Нашли отклонения в биохимии — зацепка терапевту. И аорта расширена, значит, крутить велосипед. Еще ни разу не делал зондирования, боюсь его: прошлый раз не пошло, а невроз (давило в глотке) остался. Зондирование наверняка даст гастрит (а у кого его нет); значит, начнут лечить желудок… И лежать мне здесь, и лежать… Отдыхать.

Плавно поднимается возмущение нашей авиационной медициной. Врач для летчика отнюдь не друг, а что-то вроде злой собаки, мимо которой надо как-то прошмыгнуть, — с волосами дыбом, но натянуто улыбаясь. Пока ты летаешь, тебе врач только мешает жить, норовит тебя отстранить и подвергнуть долгим, унизительным, болезненным и безусловно вредным процедурам, оговаривая, что это — для твоего же блага. Нет того летчика, кто бы, вырвавшись из лап наших лекарей, не плюнул бы с облегчением и запоздалым раскаянием, что даром потерял не только время, но и часть здоровья.

Это я говорю с позиции здорового летчика. А каково летчику захворавшему. Вот и стараются все любым путем, любыми средствами, — но обойти десятой дорогой наших эскулапов.

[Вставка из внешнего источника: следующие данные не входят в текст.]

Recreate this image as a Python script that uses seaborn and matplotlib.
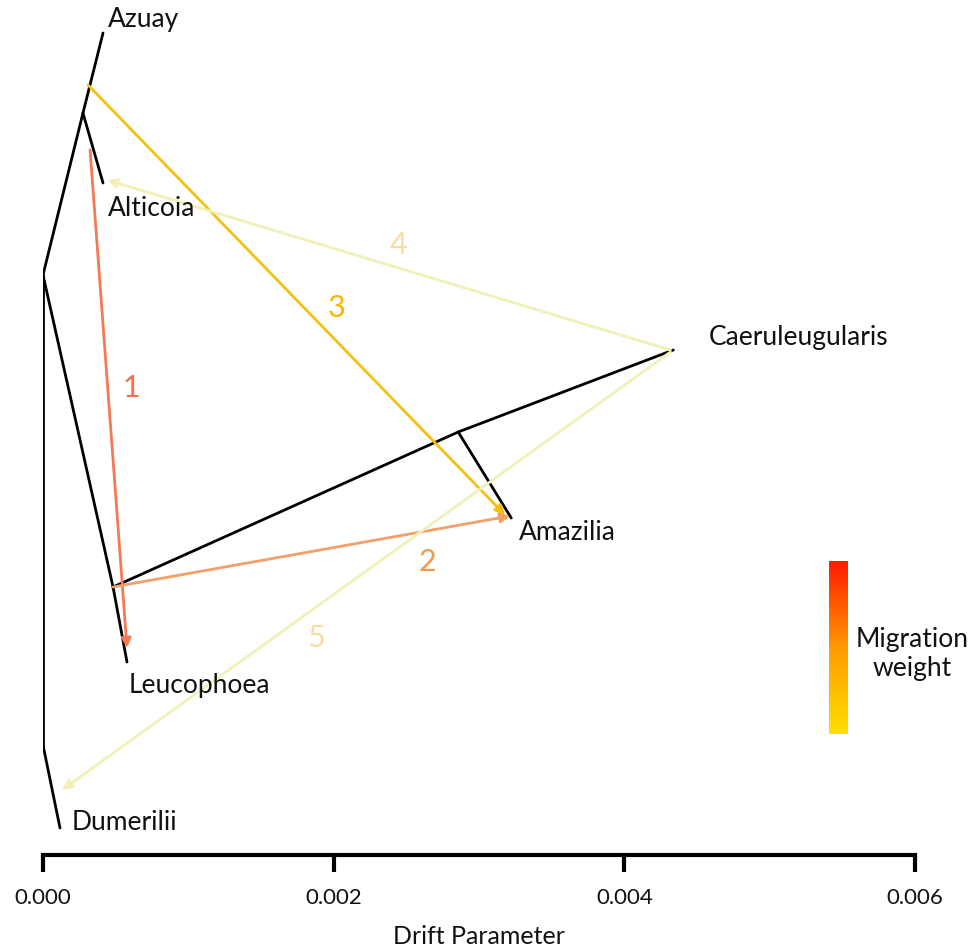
import numpy as np
import pandas as pd
import seaborn as sns
import matplotlib.pyplot as plt
from matplotlib.colors import LinearSegmentedColormap

# tree nodes: drift (x) and vertical position (y, arbitrary units)
node_names = ["root", "A", "Azuay", "Alticoia", "L", "Leucophoea", "B",
              "Caeruleugularis", "Amazilia", "D", "Dumerilii"]
node_x = [0.0, 0.000275, 0.000413, 0.000413, 0.000482, 0.000578, 0.002857,
          0.004337, 0.003222, 0.0, 0.000117]
node_y = [580, 742, 822, 672, 268, 193, 423, 505, 337, 110, 27]

# parent -> child edges
edges = [("root", "A"), ("A", "Azuay"), ("A", "Alticoia"), ("root", "L"),
         ("L", "Leucophoea"), ("L", "B"), ("B", "Caeruleugularis"),
         ("B", "Amazilia"), ("root", "D"), ("D", "Dumerilii")]

# migration edges: start, end, label position, colour
mig_ids = ["1", "2", "3", "4", "5"]
mig_x0 = [0.000324, 0.000482, 0.000310, 0.004317, 0.004317]
mig_y0 = [705, 268, 770, 505, 503]
mig_x1 = [0.000578, 0.003215, 0.003180, 0.000441, 0.000131]
mig_y1 = [207, 339, 340, 675, 65]
mig_lx = [0.000606, 0.002644, 0.002017, 0.002444, 0.001880]
mig_ly = [467, 293, 547, 610, 217]
mig_line_col = ["#f47a55", "#f0a068", "#f5c010", "#f0f0b8", "#f0f0b8"]
mig_text_col = ["#f4704a", "#f29a4a", "#f7b400", "#fbdca0", "#fbdca0"]

# tip labels (drift, vertical)
tip_names = ["Azuay", "Alticoia", "Leucophoea", "Caeruleugularis", "Amazilia", "Dumerilii"]
tip_lx = [0.000447, 0.000447, 0.000592, 0.004578, 0.003277, 0.000200]
tip_ly = [835, 647, 169, 517, 323, 32]

xticks = [0.000, 0.002, 0.004, 0.006]

pos = {n: (x, y) for n, x, y in zip(node_names, node_x, node_y)}
rows = []
for i, (a, b) in enumerate(edges):
    for n in (a, b):
        rows.append({"edge": i, "x": pos[n][0], "y": pos[n][1]})
edge_df = pd.DataFrame(rows)

sns.set_theme(style="white")
plt.rcParams['font.family'] = ['Lato', 'DejaVu Sans']

fig = plt.figure(figsize=(9.77, 9.51), dpi=100)
ax = fig.add_axes([43 / 977, 96 / 951, 872 / 977, 855 / 951])

for i in range(len(mig_ids)):
    ax.annotate("", xy=(mig_x1[i], mig_y1[i]), xytext=(mig_x0[i], mig_y0[i]),
                arrowprops=dict(arrowstyle="-|>", color=mig_line_col[i], lw=2,
                                mutation_scale=14, shrinkA=0, shrinkB=0),
                annotation_clip=False)
    ax.text(mig_lx[i], mig_ly[i], mig_ids[i], color=mig_text_col[i],
            fontsize=22, ha="center", va="center")

sns.lineplot(data=edge_df, x="x", y="y", units="edge", estimator=None,
             sort=False, color="black", lw=2, ax=ax)

for n, lx, ly in zip(tip_names, tip_lx, tip_ly):
    ax.text(lx, ly, n, fontsize=19, ha="left", va="center", color="#111111")

ax.set_xlim(0, 0.006)
ax.set_ylim(0, 855)
ax.set_xticks(xticks)
ax.set_xticklabels([f"{t:.3f}" for t in xticks], fontsize=16, color="#111111")
ax.set_yticks([])
ax.set_ylabel("")
ax.set_xlabel("Drift Parameter", fontsize=18, labelpad=12, color="#111111")
for s in ["top", "right", "left"]:
    ax.spines[s].set_visible(False)
ax.spines["bottom"].set_linewidth(3)
ax.spines["bottom"].set_color("black")
ax.tick_params(axis="x", bottom=True, length=12, width=3, color="black", pad=12)

# migration weight colour bar
cmap = LinearSegmentedColormap.from_list("mig", ["#ffe000", "#ff9a00", "#ff1a00"])
cax = fig.add_axes([829 / 977, 217 / 951, 19 / 977, 173 / 951])
grad = np.linspace(0, 1, 256).reshape(-1, 1)
cax.imshow(grad, aspect="auto", cmap=cmap, origin="lower")
cax.set_axis_off()
fig.text(912 / 977, 1 - 654 / 951, "Migration\nweight", fontsize=19,
         ha="center", va="center", linespacing=1.2, color="#111111")

fig.savefig("out.png", dpi=100)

Я заболел и чувствовал себя неработоспособным полтора дня: банальный радик. Все прошло, шея вертится по-прежнему. С позиций здравого смысла — и летай себе дальше, либо иди в отпуск. Обратился к врачу, болело, — надо пару дней отдохнуть. Прошло — само ли, народными ли средствами, — но прошло; врач должен быть доволен; значит, крепкий организм, врачу пока делать нечего, — ну и летай себе, пилот.

Но так нельзя. И вот я три недели гнию, и еще с месяц буду здесь гнить. Без движения, в душной атмосфере, без горячей воды, напичкиваемый безмерным количеством вредных лекарств, нервничая от страха перед болезненными процедурами… И неважно, с чем ты лег сюда — с панарицием, ангиной или бронхитом, — всем полное обследование, и точка.